WESTWOOD—On a wintry day long ago, Westwood’s bravest posed proudly. Westwood was the first community in the Pascack Valley to formally organize a firefighting company. Continental Hook and Ladder Co. formed on Feb. 17, 1894. The first truck house, little more than a single bay and a tower, was built on a Center Avenue lot donated by local general store owner George Brickell.
The men held a fundraiser to raise $350 and purchase the borough’s first fire apparatus, a hook and ladder wagon outfitted with ladders, axes, buckets, hooks, crossbars, and rope, all of which the men had to pull by hand to a fire scene.
Around the same time, Westwood gained its first fire hydrant, which was installed at the corner of Broadway and Westwood Avenue. It would be many years before the entire borough would be hooked into the system.
A second bay was added to the firehouse for Continental Hose Company in 1910. Above, the building is shown as it looked in the early 1910s. The bell from its tower is displayed in Firemen’s Memorial Park at Five Corners.
In the photo, Westwood firefighters pose on a wintry day with their horse-drawn fire apparatus.
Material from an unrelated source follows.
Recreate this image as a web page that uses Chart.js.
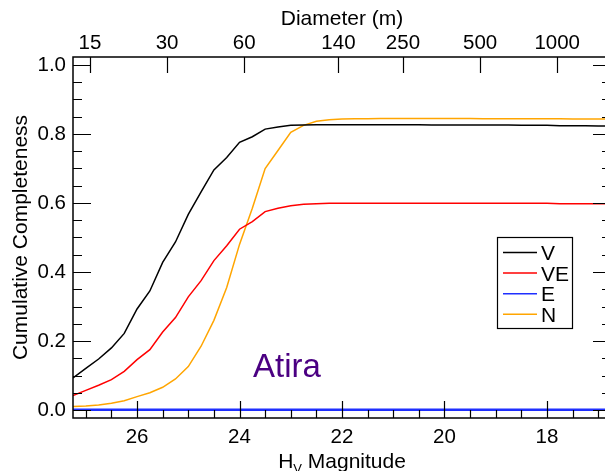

The two black horses, named Prince and Belle, were purchased in 1911. Horse-drawn fire wagons would later be replaced by motorized vehicles in 1918.
In 1928, the firehouse building was torn down to make way for a municipal complex. Over the years that Center Avenue borough hall would house the police, fire department, ambulance corps, borough government, and municipal court.
That building stood until 1997 when it, too, was demolished and a new municipal complex was constructed on Washington Avenue. History repeated itself as the Center Avenue site was again designated as the home of the fire department, and a new firehouse was built there in the early 2000s. The Westwood Volunteer Fire Department moved into its present headquarters in 2005.